Boş yere kan dökülmemeli...
Zihinsel kozmos bataklıklarla dolu…
Kafamızdaki yerçekimi farklı işliyor mesela,
vicdan diyorlar,
ahlak diyorlar,
toplumsal değerler diyorlar...
Fiziksel evrendeki gibi değil, öyle hemen yere çakılmıyorsun, bazen olayın çok sonrasında düşüyorsun zemine, ve olay ile yaralanma arasındaki ilişki çoktan kopmuş oluyor.. Çık işin içinden…
Çıkabil ki kendi durumunun vahametini göresin!
Ancak böyle yaklaşabilirsin dışardaki sisli ufka..

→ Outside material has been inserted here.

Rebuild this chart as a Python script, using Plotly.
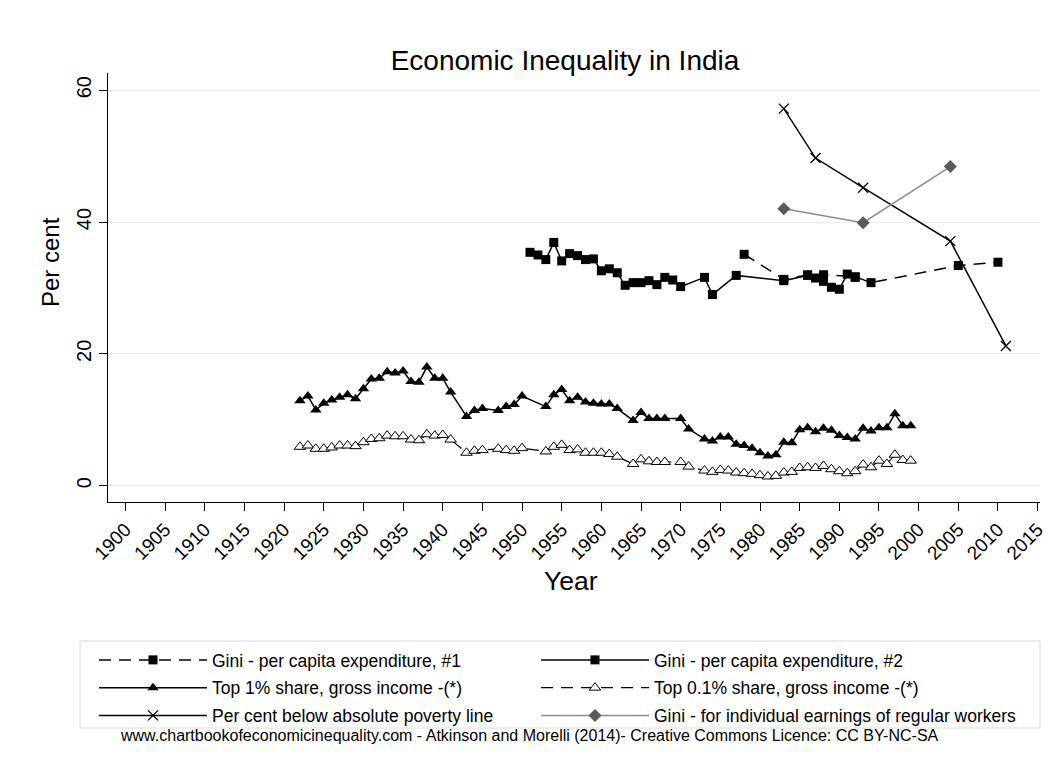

İlla bir son söz lazımsa eğer; Bugün belirsizliğe yaslanma zorunluluğumuz var, çünkü kapitalist küreselcilere inat, ancak yeni bir “anlam arayışı” temize çekebilir bizi, ve madem ki kaostan evrileceğiz, madem ki Heisenberg’in “Belirsizlik ilkesi (*)” yürürlüktedir, önce kafamızın içinde alışmalıyız belirsizlik ufkunda yaşamaya…
Tıpkı bir şizofren gibi…
9 Nisan 2022
(*) Belirsizlik İlkesi; Bir parçacığın momentumu ve konumu aynı anda tam doğrulukla ölçülemez. Bu durum bizim ölçüm cihazlarımızın eksikliğinden kaynaklanan bir sonuç değildir, Bu tam olarak bir parçacığın aynı anda belli bir konum ve belli bir momentuma (temel olarak hız) sahip olmaması demektir. Yani belirsizlik.. Herhangi bir anda, elektronun kendisi nerede olduğunu ve nereye gittiğini bilemez…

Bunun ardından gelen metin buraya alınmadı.